Kim didn't like the plan.
"My personal feeling was: Why do I have to go to a place I have so many hard memories?" Kim said.
But his wife, eager for a respite from her husband's celebrity status, wanted to move. So they went in 2006, after Kim attended the Winter Games in Turin, as an announcer for South Korean television. They immediately felt welcomed by the large Korean American community in California. They saw educational and other opportunities for their daughter they couldn't have imagined in their home nation, and they had a son on the way.
About a year after their arrival, Kim received the call from the speedskating parent in Maryland -- also Korean American -- who begged him to move to the Washington region and become a youth coach.
He delayed an answer until after the birth of Marvin, now almost 2. But the more he considered it, the more he became sure this unexpected offer represented another stroke of good fortune. In June 2007, he began coaching with the now-defunct Wheaton Speedskating Club, which evolved into the Potomac Speedskating Club last year. Short-track speedskating, in which skaters race against each other in hockey-sized rinks, is known for far more mayhem than the long-track version of the sport in which skaters race individually against a clock.
Added to the Olympic program in 1992, short-track speedskating is gaining popularity in various pockets of the United States but is still not widely practiced outside of Wisconsin, Colorado Springs and a few other locales in the Northwest. About 75 percent of Potomac Speedskating's 75 members are Korean American, according to the club's secretary, Alison Mittelstadt. There also are small speedskating clubs in Fort Dupont and Rockville.
When Kim began his new job, his English was still rough and his coaching style, he said, a bit heavy-handed, so the transition from disgruntled retired athlete to inspirational youth coach was not without its bumpy spots.
"I had trained some children in Korea [in summer camps] but the style is different in Korea," he said. "There, they have the utmost respect for me. My one word rules. Here . . . "
Sitting in a leather couch in a lounge near the rink, Kim gestured with a grin at a group of kids who had assembled for that night's lesson. In South Korea, he said, students would diligently prepare for the workout if their coach was within view. These children, who ranged in age from mid-elementary schoolers to teenagers, talked and goofed around.
Kim, who lives in Laurel, coaches his elite skaters six nights a week and offers less frequent training for novice skaters of all ages.
He said he's learned to be less demanding and more encouraging. His skaters described him as tough, but so dedicated to them they couldn't help but feel his affection. On many Friday nights, he brings a half-dozen or more skaters home with him, cooks them a Korean specialty for dinner, then allows them to sleep on mattresses arranged throughout his house so they can make it to Saturday's 6:30 a.m. practice session. He shuttles the entire crew in a large van.

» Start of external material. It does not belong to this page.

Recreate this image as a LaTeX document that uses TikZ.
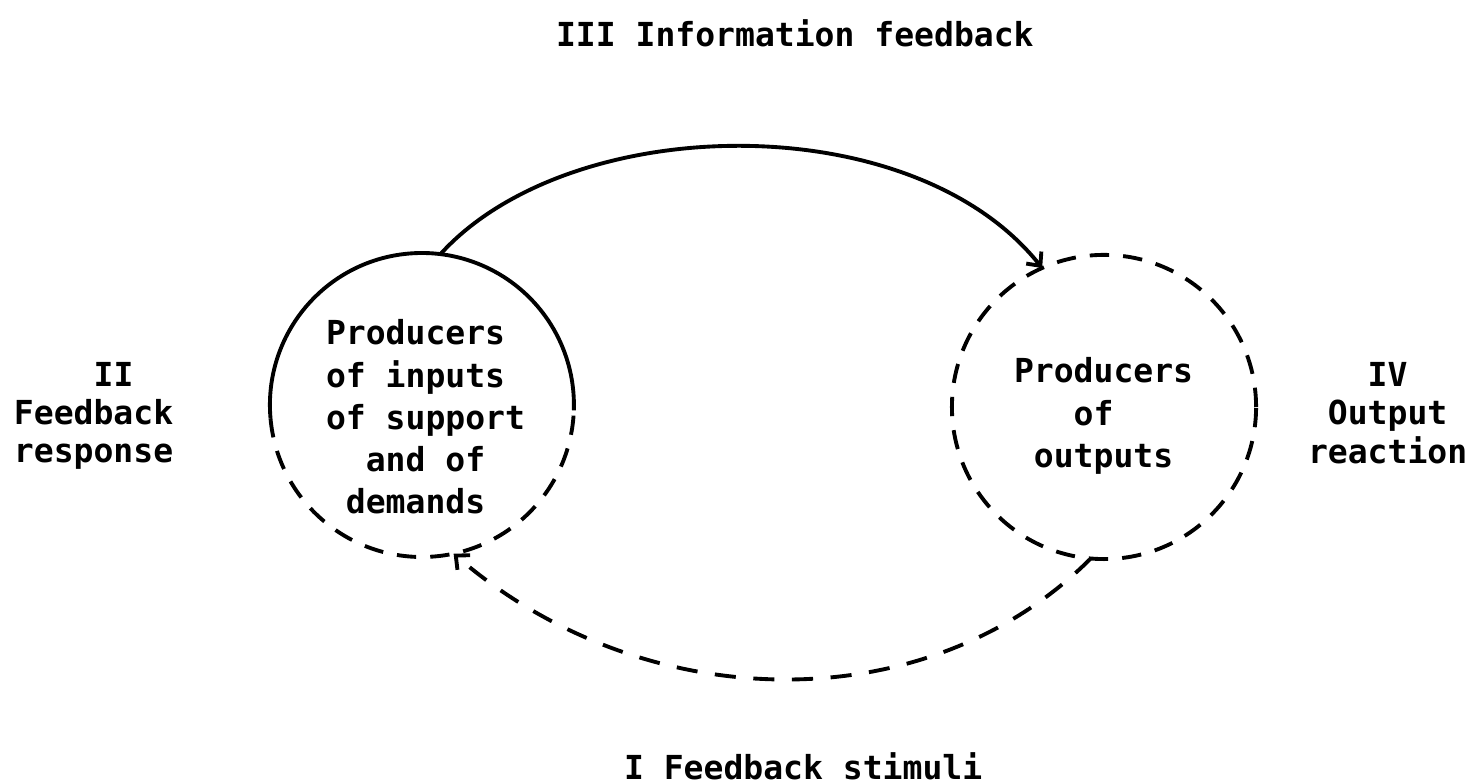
\documentclass[tikz,border=0pt]{standalone}
\usepackage{fontspec}
\setmonofont{DejaVu Sans Mono}
\usetikzlibrary{arrows.meta}

\begin{document}
\begin{tikzpicture}[x=0.01cm, y=0.01cm,
  every node/.style={inner sep=0pt, outer sep=0pt, font=\ttfamily\bfseries\fontsize{9.4pt}{10.8pt}\selectfont},
  ring/.style={circle, minimum size=3.04cm},
  solidline/.style={line width=1.1pt},
  ringdash/.style={line width=1.1pt, dash pattern=on 5.5pt off 4pt},
  loopdash/.style={line width=1.1pt, dash pattern=on 6pt off 5pt},
  tip/.style={-{Straight Barb[length=3pt,width=5.5pt]}},
  lines/.style={anchor=base west},
  inner/.style={lines, font=\ttfamily\bfseries\fontsize{9.4pt}{11.95pt}\selectfont}
]
\useasboundingbox (0,0) rectangle (1482,783);

% the two producer circles
\node[ring] (L) at (422,378) {};
\node[ring, draw, ringdash] (R) at (1104,376) {};
\draw[solidline] (L.185) arc[start angle=185, end angle=-2, radius=152];
\draw[ringdash] (L.185) arc[start angle=185, end angle=358, radius=152];

% texts inside the circles
\node[inner] (Ltext) at (326,438) {\begin{tabular}[t]{@{}l@{}}
Producers\\
of inputs\\
of support\\
\phantom{aa}and of\\
\phantom{a}demands
\end{tabular}};
\node[inner] (Rtext) at (1014,400) {\begin{tabular}[t]{@{}l@{}}
Producers\\
\phantom{aaa}of\\
\phantom{a}outputs
\end{tabular}};

% feedback loop
\draw[solidline, tip] (L.83) .. controls +(130,143) and +(-130,163) .. (R.114);
\draw[loopdash, tip] (R.265) .. controls +(-164,-164) and +(190,-164) .. (L.282);

% phase labels
\node[lines] (top) at (556,736) {III Information feedback};
\node[lines] (bottom) at (624,3) {I Feedback stimuli};
\node[lines] (left) at (14,396) {\begin{tabular}[t]{@{}l@{}}
\phantom{aaaa}II\\
Feedback\\
response
\end{tabular}};
\node[lines] (right) at (1308,396) {\begin{tabular}[t]{@{}l@{}}
\phantom{aaa}IV\\
\phantom{a}Output\\
reaction
\end{tabular}};
\end{tikzpicture}
\end{document}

He also keeps four or five stationary bicycles in his basement, so kids can work out when he invites them over for once- or twice-weekly film sessions. They watch tapes of themselves and great skaters -- like him.
"One thing that's really different about him, he tries to understand each one of his skaters," said Jeongsu Ha, 14. "He really tries to get them to skate well."
Said Tiziano D'Affuso, 15: "He's a hard coach, but he's a really good coach. He's a tough coach, but he knows what he's doing and he really gets you to another level."
Kim hasn't been back to South Korea since he left, and he isn't sure when he can return. He hardly has the time, he said, what with so many kids to watch over.
"It's the personal relationships," he said. "Some of my kids have been with me [two] years. They are more like family. . . . I have several possible kids I see being successful. It may be happening."